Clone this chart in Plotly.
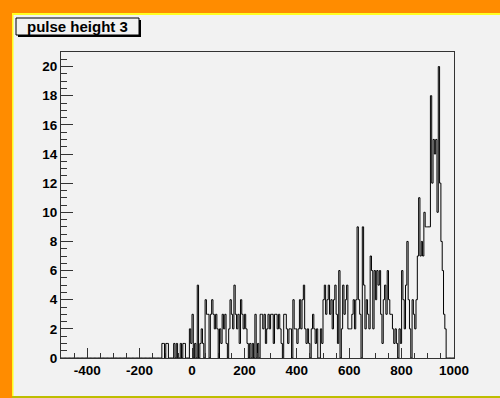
import plotly.graph_objects as go

# Histogram definition: 300 bins of width 5 from -500 to 1000
bin_start = -500
bin_width = 5
counts = (
    [0] * 20 +                                                        # -500 .. -405
    [0] * 20 +                                                        # -400 .. -305
    [0] * 20 +                                                        # -300 .. -205
    [0] * 17 + [1, 1, 0] +                                            # -200 .. -105
    [1, 1, 0, 0, 0, 0, 1, 0, 1, 0, 0, 1, 0, 1, 1, 0, 0, 0, 2, 1] +    # -100 .. -5
    [3, 0, 1, 0, 5, 0, 1, 2, 1, 0, 4, 3, 3, 0, 3, 4, 3, 2, 3, 2] +    # 0 .. 95
    [0, 2, 1, 3, 2, 3, 1, 0, 2, 4, 3, 2, 5, 3, 2, 3, 1, 4, 3, 2] +    # 100 .. 195
    [3, 2, 1, 0, 1, 0, 1, 0, 3, 0, 1, 0, 3, 3, 2, 3, 1, 2, 3, 2] +    # 200 .. 295
    [3, 3, 1, 3, 3, 2, 3, 2, 1, 0, 3, 3, 2, 1, 2, 2, 0, 4, 2, 2] +    # 300 .. 395
    [1, 2, 4, 2, 4, 5, 2, 1, 2, 1, 0, 2, 3, 2, 1, 2, 0, 0, 2, 1] +    # 400 .. 495
    [4, 5, 3, 4, 5, 3, 4, 2, 4, 5, 3, 1, 6, 0, 2, 5, 3, 4, 5, 2] +    # 500 .. 595
    [2, 2, 3, 4, 2, 4, 9, 4, 3, 0, 9, 5, 2, 4, 3, 2, 7, 6, 2, 6] +    # 600 .. 695
    [4, 6, 5, 6, 3, 1, 4, 5, 3, 6, 4, 3, 3, 2, 1, 2, 1, 0, 2, 1] +    # 700 .. 795
    [6, 4, 2, 5, 8, 4, 2, 0, 4, 3, 2, 4, 7, 11, 7, 8, 7, 10, 9, 9] +  # 800 .. 895
    [9, 9, 18, 12, 15, 14, 15, 10, 20, 12, 8, 6, 3, 2, 0, 0, 0, 0, 0, 0]  # 900 .. 995
)
title_text = "pulse height 3"
x_ticks = [-400, -200, 0, 200, 400, 600, 800, 1000]
x_tick_labels = ["-400", "-200", "0", "200", "400", "600", "800", "1000"]
y_ticks = [0, 2, 4, 6, 8, 10, 12, 14, 16, 18, 20]

# Step outline through the bin edges
edges = [bin_start + i * bin_width for i in range(len(counts) + 1)]
step_y = counts + [0]

W, H = 500, 398
ML, MR, MT, MB = 61, 46, 52, 40
PW, PH = W - ML - MR, H - MT - MB


def px(x):
    return (x - ML) / PW


def py(y):
    return (H - MB - y) / PH


BG = "#f2f2f2"
ORANGE = "#ff8c00"

fig = go.Figure()
fig.add_trace(go.Scatter(
    x=edges, y=step_y, mode="lines", line_shape="hv",
    line=dict(color="black", width=1), hoverinfo="skip", showlegend=False,
))

tick_font = dict(family="Liberation Sans", size=13.5, color="black", weight="bold")
axis_common = dict(
    showgrid=False, zeroline=False, showline=True, mirror=True,
    linecolor="#333333", linewidth=1, ticks="inside", tickcolor="#333333",
    tickfont=tick_font,
)

fig.update_xaxes(
    range=[-500, 1000], tickvals=x_ticks, ticktext=x_tick_labels, ticklen=10,
    minor=dict(ticks="inside", ticklen=5, dtick=50, tick0=0, tickcolor="#333333"),
    **axis_common,
)
fig.update_yaxes(
    range=[0, 21], tickvals=y_ticks, ticklen=12,
    minor=dict(ticks="inside", ticklen=6, dtick=0.5, tick0=0, tickcolor="#333333"),
    **axis_common,
)


def rect(x0, x1, y0, y1, **kw):
    return dict(type="rect", xref="paper", yref="paper",
                x0=px(x0), x1=px(x1), y0=py(y1), y1=py(y0), layer="above", **kw)


shapes = [
    # orange frame on the left and top, with its yellow inner rim
    rect(0, 12, 0, H, fillcolor=ORANGE, line=dict(width=0)),
    rect(0, W, 0, 13, fillcolor=ORANGE, line=dict(width=0)),
    rect(12, 13.5, 13, H, fillcolor="#ffff22", line=dict(width=0)),
    rect(12, W, 13, 15, fillcolor="#ffff22", line=dict(width=0)),
    # bottom rim
    rect(12, W, 396, H, fillcolor="#bebe00", line=dict(width=0)),
    # title box shadow and box
    rect(18, 141, 20, 37, fillcolor="black", line=dict(width=0)),
    rect(16, 139, 18, 35, fillcolor=BG, line=dict(color="black", width=1)),
]

fig.update_layout(
    width=W, height=H,
    margin=dict(l=ML, r=MR, t=MT, b=MB),
    paper_bgcolor=BG, plot_bgcolor=BG,
    shapes=shapes,
    annotations=[dict(
        text=title_text, xref="paper", yref="paper",
        x=px(77.5), y=py(26.5), xanchor="center", yanchor="middle",
        showarrow=False,
        font=dict(family="Liberation Sans", size=15, color="black", weight="bold"),
    )],
)

fig.write_html("out.html")
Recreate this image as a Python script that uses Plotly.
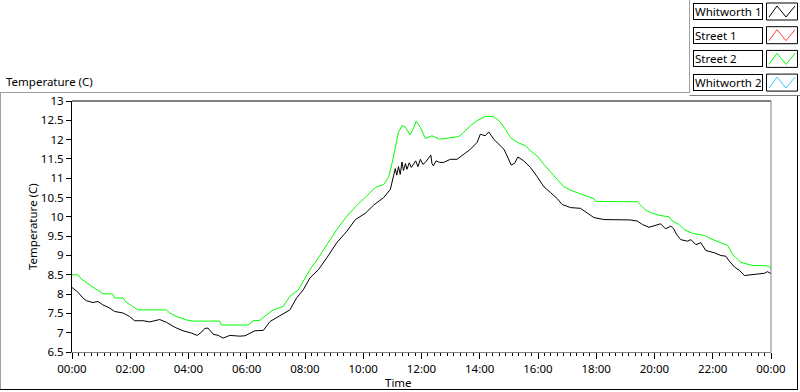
import plotly.graph_objects as go

# ---- data (hours since midnight, temperature in C) ----
series_names = ["Whitworth 1", "Street 1", "Street 2", "Whitworth 2"]
series_colors = ["#000000", "#ff3c3c", "#00ff00", "#3cc8ff"]

x_tick_hours = [0, 2, 4, 6, 8, 10, 12, 14, 16, 18, 20, 22, 24]
x_tick_labels = ["00:00", "02:00", "04:00", "06:00", "08:00", "10:00", "12:00",
                 "14:00", "16:00", "18:00", "20:00", "22:00", "00:00"]

whitworth1_t = [0.00, 0.10, 0.20, 0.35, 0.49, 0.72, 0.89, 1.06, 1.29, 1.46, 1.75, 1.98,
                2.15, 2.44, 2.67, 3.01, 3.24, 3.53, 3.81, 4.10, 4.30, 4.44, 4.56, 4.67,
                4.85, 5.02, 5.19, 5.42, 5.76, 5.94, 6.11, 6.28, 6.57, 6.80, 7.14, 7.48,
                7.71, 7.94, 8.17, 8.46, 8.75, 9.09, 9.44, 9.73, 10.07, 10.35, 10.70, 10.93,
                11.04, 11.10, 11.15, 11.21, 11.27, 11.33, 11.38, 11.45, 11.50, 11.58, 11.65,
                11.73, 11.80, 11.88, 11.96, 12.05, 12.13, 12.22, 12.32, 12.36, 12.41, 12.50,
                12.62, 12.76, 12.99, 13.22, 13.45, 13.68, 13.91, 14.02, 14.19, 14.31, 14.48,
                14.65, 14.83, 14.94, 15.08, 15.20, 15.31, 15.51, 15.74, 15.97, 16.20, 16.43,
                16.66, 16.83, 17.12, 17.46, 17.69, 17.92, 18.27, 18.73, 19.16, 19.41, 19.59,
                19.81, 20.04, 20.21, 20.38, 20.56, 20.66, 20.76, 20.90, 21.13, 21.25, 21.42,
                21.59, 21.76, 22.05, 22.28, 22.45, 22.57, 22.75, 22.92, 23.09, 23.32, 23.55,
                23.78, 23.88, 24.00]
whitworth1_v = [8.17, 8.11, 8.05, 7.92, 7.83, 7.78, 7.81, 7.72, 7.64, 7.55, 7.51, 7.42,
                7.31, 7.31, 7.28, 7.34, 7.27, 7.14, 7.05, 6.99, 6.93, 7.01, 7.11, 7.12,
                6.96, 6.93, 6.86, 6.93, 6.91, 6.92, 6.99, 7.05, 7.06, 7.29, 7.44, 7.59,
                7.90, 8.11, 8.42, 8.63, 8.94, 9.33, 9.63, 9.93, 10.09, 10.30, 10.50, 10.71,
                11.06, 11.25, 11.08, 11.30, 11.10, 11.42, 11.20, 11.38, 11.23, 11.40, 11.28,
                11.37, 11.45, 11.30, 11.49, 11.36, 11.41, 11.50, 11.60, 11.38, 11.32, 11.45,
                11.41, 11.41, 11.49, 11.49, 11.62, 11.75, 11.93, 12.14, 12.10, 12.20, 12.01,
                11.88, 11.75, 11.58, 11.34, 11.39, 11.55, 11.45, 11.28, 11.04, 10.78, 10.63,
                10.47, 10.32, 10.24, 10.22, 10.09, 9.98, 9.93, 9.93, 9.92, 9.89, 9.80,
                9.73, 9.78, 9.82, 9.69, 9.76, 9.69, 9.54, 9.41, 9.37, 9.41, 9.28,
                9.33, 9.13, 9.07, 9.00, 8.98, 8.85, 8.70, 8.61, 8.48, 8.50, 8.53,
                8.54, 8.58, 8.53]

street1_t = []
street1_v = []

street2_t = [0.00, 0.20, 0.32, 0.49, 0.66, 0.83, 1.06, 1.40, 1.46, 1.75, 1.86, 2.04,
             2.27, 3.24, 3.36, 3.58, 3.93, 4.16, 5.07, 5.13, 6.05, 6.22, 6.45, 6.68,
             6.91, 7.25, 7.48, 7.77, 7.94, 8.17, 8.46, 8.75, 9.09, 9.44, 9.78, 10.12,
             10.41, 10.70, 10.87, 10.98, 11.10, 11.21, 11.33, 11.44, 11.61, 11.73, 11.82,
             11.96, 12.13, 12.36, 12.62, 12.99, 13.28, 13.45, 13.68, 13.91, 14.19, 14.48,
             14.71, 14.88, 15.06, 15.29, 15.57, 15.74, 15.97, 16.20, 16.43, 16.66, 16.89,
             17.12, 17.40, 17.63, 17.92, 17.98, 19.41, 19.53, 19.70, 19.87, 20.16, 20.50,
             20.62, 20.85, 21.02, 21.31, 21.71, 21.94, 22.34, 22.51, 22.69, 22.97, 23.37,
             23.66, 23.95, 24.00]
street2_v = [8.50, 8.50, 8.39, 8.30, 8.20, 8.11, 8.01, 8.00, 7.90, 7.90, 7.79, 7.70,
             7.59, 7.59, 7.51, 7.42, 7.33, 7.30, 7.30, 7.20, 7.20, 7.31, 7.32, 7.46,
             7.59, 7.68, 7.94, 8.11, 8.33, 8.63, 8.94, 9.28, 9.67, 10.02, 10.30, 10.54,
             10.76, 10.84, 11.02, 11.36, 11.80, 12.19, 12.36, 12.33, 12.12, 12.30, 12.48,
             12.32, 12.03, 12.10, 12.01, 12.05, 12.08, 12.19, 12.36, 12.49, 12.60, 12.60,
             12.45, 12.27, 12.05, 11.93, 11.84, 11.71, 11.58, 11.36, 11.15, 10.97, 10.78,
             10.69, 10.61, 10.54, 10.47, 10.40, 10.39, 10.30, 10.17, 10.11, 10.04, 10.00,
             9.89, 9.80, 9.67, 9.57, 9.52, 9.43, 9.31, 9.26, 9.02, 8.82, 8.74,
             8.74, 8.72, 8.65]

whitworth2_t = []
whitworth2_v = []

# ---- figure ----
W, H = 800, 392
ML, MR, MT, MB = 72, 29, 101, 40
PW, PH = W - ML - MR, H - MT - MB
FONT = "Noto Sans, Open Sans, sans-serif"
FS = 11.5


def px(x):
    return (x - ML) / PW


def py(y):
    return (H - MB - y) / PH


fig = go.Figure()
all_series = [(whitworth1_t, whitworth1_v), (street1_t, street1_v),
              (street2_t, street2_v), (whitworth2_t, whitworth2_v)]
for name, color, (t, v) in zip(series_names, series_colors, all_series):
    fig.add_trace(go.Scatter(x=t, y=v, mode="lines", name=name,
                             line=dict(color=color, width=1), showlegend=False))

fig.update_xaxes(range=[0, 24], tickvals=x_tick_hours, ticktext=x_tick_labels,
                 ticks="outside", ticklen=6, tickcolor="black", tickwidth=1,
                 minor=dict(dtick=2 / 9, tick0=0, ticks="outside", ticklen=3,
                            tickcolor="black", showgrid=False),
                 showgrid=False, zeroline=False, automargin=False,
                 showline=True, linecolor="#808080", linewidth=1,
                 tickfont=dict(size=FS, color="black"))
fig.update_yaxes(range=[6.5, 13], dtick=0.5, tick0=6.5,
                 ticks="outside", ticklen=5, tickcolor="black", tickwidth=1,
                 showgrid=False, zeroline=False, automargin=False,
                 showline=True, linecolor="black", linewidth=1,
                 tickfont=dict(size=FS, color="black"))

shapes = []
# plot area: top black, right gray
shapes.append(dict(type="line", xref="paper", yref="paper", x0=0, x1=1, y0=1, y1=1,
                   line=dict(color="black", width=1)))
shapes.append(dict(type="line", xref="paper", yref="paper", x0=1, x1=1, y0=0, y1=1,
                   line=dict(color="#808080", width=1)))
# outer panel frame
shapes.append(dict(type="line", xref="paper", yref="paper", x0=px(0), x1=px(690),
                   y0=py(92.5), y1=py(92.5), line=dict(color="#a0a0a0", width=1)))
shapes.append(dict(type="line", xref="paper", yref="paper", x0=px(0.5), x1=px(0.5),
                   y0=py(92.5), y1=py(389.5), line=dict(color="#a0a0a0", width=1)))
shapes.append(dict(type="line", xref="paper", yref="paper", x0=px(0), x1=px(798),
                   y0=py(389.5), y1=py(389.5), line=dict(color="black", width=1)))
shapes.append(dict(type="line", xref="paper", yref="paper", x0=px(797.5), x1=px(797.5),
                   y0=py(95.5), y1=py(389.5), line=dict(color="black", width=1)))
shapes.append(dict(type="line", xref="paper", yref="paper", x0=px(689.5), x1=px(689.5),
                   y0=py(0), y1=py(92.5), line=dict(color="#a0a0a0", width=1)))
shapes.append(dict(type="line", xref="paper", yref="paper", x0=px(689.5), x1=px(800),
                   y0=py(95.5), y1=py(95.5), line=dict(color="#808080", width=1)))

annotations = []
annotations.append(dict(text="Temperature (C)", xref="paper", yref="paper",
                        x=px(4), y=py(81), xanchor="left", yanchor="middle",
                        showarrow=False, font=dict(size=FS, color="black", family=FONT)))
# axis titles
annotations.append(dict(text="Temperature (C)", xref="paper", yref="paper",
                        x=px(32), y=py(227), xanchor="center", yanchor="middle",
                        textangle=-90, showarrow=False,
                        font=dict(size=FS, color="black", family=FONT)))
annotations.append(dict(text="Time", xref="paper", yref="paper",
                        x=px(398), y=py(382), xanchor="center", yanchor="middle",
                        showarrow=False, font=dict(size=FS, color="black", family=FONT)))

# custom legend (text box + symbol box)
for i, (name, color) in enumerate(zip(series_names, series_colors)):
    top = 3 + 23.7 * i
    bot = top + 17
    mid = (top + bot) / 2
    annotations.append(dict(text=name, xref="paper", yref="paper",
                            x=px(692.5), y=py(mid), xanchor="left", yanchor="middle",
                            width=66, height=13, align="left", showarrow=False,
                            bordercolor="black", borderwidth=1, borderpad=1,
                            bgcolor="white",
                            font=dict(size=FS, color="black", family=FONT)))
    shapes.append(dict(type="rect", xref="paper", yref="paper",
                       x0=px(766.5), x1=px(797.5), y0=py(bot), y1=py(top),
                       line=dict(color="black", width=1), fillcolor="white"))
    pts = [(769, bot - 3), (777, top + 3), (786, bot - 3), (795, top + 3)]
    path = "M " + " L ".join(f"{px(a)} {py(b)}" for a, b in pts)
    shapes.append(dict(type="path", xref="paper", yref="paper", path=path,
                       line=dict(color=color, width=1)))

fig.update_layout(width=W, height=H, margin=dict(l=ML, r=MR, t=MT, b=MB, pad=0, autoexpand=False),
                  plot_bgcolor="white", paper_bgcolor="white",
                  font=dict(family=FONT, size=FS, color="black"),
                  shapes=shapes, annotations=annotations, showlegend=False)

fig.write_html("out.html", config={"displayModeBar": False},
               post_script="document.body.style.margin='0px';document.body.style.overflow='hidden';")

• [Work to complete]:
Search the data for "this". Copy every matching line.

• [Full output]:
Clone this chart in Plotly.
Recreate this image as a Python script that uses Plotly.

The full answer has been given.